◆ **Short exercise**
Using the records that follow, reproduce exactly the lines starting at the line containing "Reproduce this chart with Chart.js." and ending at the line containing "const sliceColors = ['#4a67ad', '#619ed3', '#2b80d6'];". Include both end lines and no pictures.

------ Data rows ------

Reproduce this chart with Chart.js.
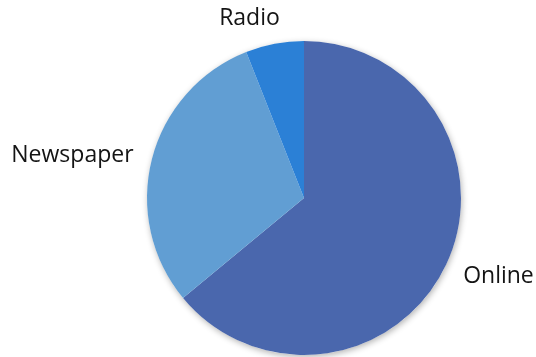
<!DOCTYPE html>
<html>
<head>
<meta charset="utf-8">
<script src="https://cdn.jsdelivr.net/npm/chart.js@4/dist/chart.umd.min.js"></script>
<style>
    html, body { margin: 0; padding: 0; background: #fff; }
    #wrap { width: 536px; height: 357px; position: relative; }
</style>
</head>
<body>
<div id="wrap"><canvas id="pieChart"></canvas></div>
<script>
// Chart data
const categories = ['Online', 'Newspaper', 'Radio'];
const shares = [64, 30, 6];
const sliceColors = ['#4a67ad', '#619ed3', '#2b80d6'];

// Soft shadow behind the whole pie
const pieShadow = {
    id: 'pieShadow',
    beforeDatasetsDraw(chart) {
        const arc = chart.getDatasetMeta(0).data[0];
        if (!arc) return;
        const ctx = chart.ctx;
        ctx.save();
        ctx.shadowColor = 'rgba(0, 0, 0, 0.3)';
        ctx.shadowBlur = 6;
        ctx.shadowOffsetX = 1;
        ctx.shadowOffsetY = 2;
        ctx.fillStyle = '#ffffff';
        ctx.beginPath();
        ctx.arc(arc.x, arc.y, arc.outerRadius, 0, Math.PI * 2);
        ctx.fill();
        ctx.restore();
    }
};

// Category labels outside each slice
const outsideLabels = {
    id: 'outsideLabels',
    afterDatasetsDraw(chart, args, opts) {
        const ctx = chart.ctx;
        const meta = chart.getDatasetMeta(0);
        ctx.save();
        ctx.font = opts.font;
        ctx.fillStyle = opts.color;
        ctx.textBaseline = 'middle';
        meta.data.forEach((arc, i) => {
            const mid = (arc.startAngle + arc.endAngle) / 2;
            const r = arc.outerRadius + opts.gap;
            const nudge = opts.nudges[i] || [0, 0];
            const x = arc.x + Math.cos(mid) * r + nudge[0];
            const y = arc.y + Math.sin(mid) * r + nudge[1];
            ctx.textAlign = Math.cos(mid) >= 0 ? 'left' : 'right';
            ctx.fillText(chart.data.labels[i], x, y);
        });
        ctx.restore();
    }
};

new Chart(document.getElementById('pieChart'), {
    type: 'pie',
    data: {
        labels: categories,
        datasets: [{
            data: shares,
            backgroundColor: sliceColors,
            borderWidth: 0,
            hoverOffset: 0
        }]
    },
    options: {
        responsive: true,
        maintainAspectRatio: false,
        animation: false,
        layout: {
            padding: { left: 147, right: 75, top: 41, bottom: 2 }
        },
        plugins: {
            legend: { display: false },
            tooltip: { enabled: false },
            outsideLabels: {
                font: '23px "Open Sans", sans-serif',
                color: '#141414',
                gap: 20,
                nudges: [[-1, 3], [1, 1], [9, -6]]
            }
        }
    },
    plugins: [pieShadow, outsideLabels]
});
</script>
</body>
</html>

------
------ Data rows ------

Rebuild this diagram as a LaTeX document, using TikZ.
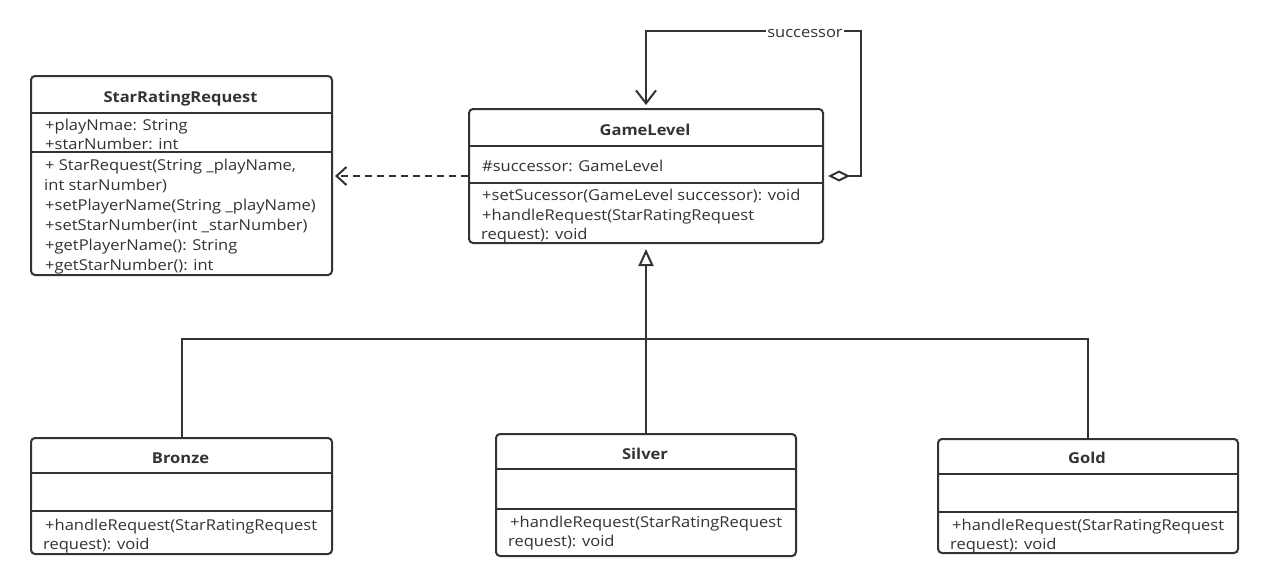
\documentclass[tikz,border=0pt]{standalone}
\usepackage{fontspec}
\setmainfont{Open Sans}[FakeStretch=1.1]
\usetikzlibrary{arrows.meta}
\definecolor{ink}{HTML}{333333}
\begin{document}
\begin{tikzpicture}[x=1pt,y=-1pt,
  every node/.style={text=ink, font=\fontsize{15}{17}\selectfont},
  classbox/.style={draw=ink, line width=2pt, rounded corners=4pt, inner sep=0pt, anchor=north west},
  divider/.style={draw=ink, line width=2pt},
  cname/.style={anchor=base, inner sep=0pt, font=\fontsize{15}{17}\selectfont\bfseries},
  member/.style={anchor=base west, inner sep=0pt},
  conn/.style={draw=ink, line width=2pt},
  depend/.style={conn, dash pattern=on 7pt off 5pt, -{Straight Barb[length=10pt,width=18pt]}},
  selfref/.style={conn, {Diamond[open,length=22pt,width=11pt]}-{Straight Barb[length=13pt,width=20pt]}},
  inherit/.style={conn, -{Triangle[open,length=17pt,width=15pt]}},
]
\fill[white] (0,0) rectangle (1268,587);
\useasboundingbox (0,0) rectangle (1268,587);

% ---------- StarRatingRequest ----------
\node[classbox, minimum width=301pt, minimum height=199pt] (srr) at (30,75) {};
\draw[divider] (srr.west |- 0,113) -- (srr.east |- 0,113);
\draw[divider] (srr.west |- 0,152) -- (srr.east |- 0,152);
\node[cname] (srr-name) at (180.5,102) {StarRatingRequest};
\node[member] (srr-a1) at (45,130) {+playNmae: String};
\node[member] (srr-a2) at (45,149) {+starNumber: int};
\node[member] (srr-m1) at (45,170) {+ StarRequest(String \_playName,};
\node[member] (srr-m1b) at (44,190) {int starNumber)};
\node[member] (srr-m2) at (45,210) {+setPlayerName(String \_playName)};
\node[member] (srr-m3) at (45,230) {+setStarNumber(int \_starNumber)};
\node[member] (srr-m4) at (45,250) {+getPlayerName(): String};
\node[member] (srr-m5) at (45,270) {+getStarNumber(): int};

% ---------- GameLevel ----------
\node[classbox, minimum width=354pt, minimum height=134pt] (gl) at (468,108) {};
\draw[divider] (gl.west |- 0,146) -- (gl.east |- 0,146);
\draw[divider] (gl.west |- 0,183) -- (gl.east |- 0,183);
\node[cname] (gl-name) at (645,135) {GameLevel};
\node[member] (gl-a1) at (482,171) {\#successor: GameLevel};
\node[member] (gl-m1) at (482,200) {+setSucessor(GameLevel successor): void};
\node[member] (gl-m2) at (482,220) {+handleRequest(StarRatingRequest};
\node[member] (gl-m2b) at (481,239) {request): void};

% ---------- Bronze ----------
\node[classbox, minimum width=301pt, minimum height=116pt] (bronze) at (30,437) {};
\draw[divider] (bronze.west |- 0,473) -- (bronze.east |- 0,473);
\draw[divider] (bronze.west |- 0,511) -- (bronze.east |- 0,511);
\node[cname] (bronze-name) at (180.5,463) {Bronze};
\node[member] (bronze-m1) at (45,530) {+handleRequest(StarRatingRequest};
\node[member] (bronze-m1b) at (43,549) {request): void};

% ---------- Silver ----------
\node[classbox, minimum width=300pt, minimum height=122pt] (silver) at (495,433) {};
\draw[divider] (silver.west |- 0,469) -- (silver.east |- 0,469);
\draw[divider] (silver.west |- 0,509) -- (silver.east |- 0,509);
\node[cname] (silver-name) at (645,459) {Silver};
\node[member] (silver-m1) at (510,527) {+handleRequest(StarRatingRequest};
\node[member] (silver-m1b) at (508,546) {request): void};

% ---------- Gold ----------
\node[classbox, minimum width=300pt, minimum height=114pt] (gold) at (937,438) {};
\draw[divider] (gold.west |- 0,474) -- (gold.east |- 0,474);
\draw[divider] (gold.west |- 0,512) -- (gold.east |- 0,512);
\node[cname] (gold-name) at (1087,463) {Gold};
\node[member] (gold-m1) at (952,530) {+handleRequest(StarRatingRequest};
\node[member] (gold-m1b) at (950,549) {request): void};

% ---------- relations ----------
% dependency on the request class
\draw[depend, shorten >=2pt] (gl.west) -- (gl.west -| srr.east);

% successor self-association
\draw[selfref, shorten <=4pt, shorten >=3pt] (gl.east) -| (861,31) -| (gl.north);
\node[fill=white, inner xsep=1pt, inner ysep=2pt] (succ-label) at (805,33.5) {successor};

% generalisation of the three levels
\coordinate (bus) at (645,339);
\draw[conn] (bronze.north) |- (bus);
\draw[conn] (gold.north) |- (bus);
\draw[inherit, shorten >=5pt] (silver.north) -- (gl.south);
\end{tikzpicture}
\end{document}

------

◆ **Task solution**
Reproduce this chart with Chart.js.
<!DOCTYPE html>
<html>
<head>
<meta charset="utf-8">
<script src="https://cdn.jsdelivr.net/npm/chart.js@4/dist/chart.umd.min.js"></script>
<style>
    html, body { margin: 0; padding: 0; background: #fff; }
    #wrap { width: 536px; height: 357px; position: relative; }
</style>
</head>
<body>
<div id="wrap"><canvas id="pieChart"></canvas></div>
<script>
// Chart data
const categories = ['Online', 'Newspaper', 'Radio'];
const shares = [64, 30, 6];
const sliceColors = ['#4a67ad', '#619ed3', '#2b80d6'];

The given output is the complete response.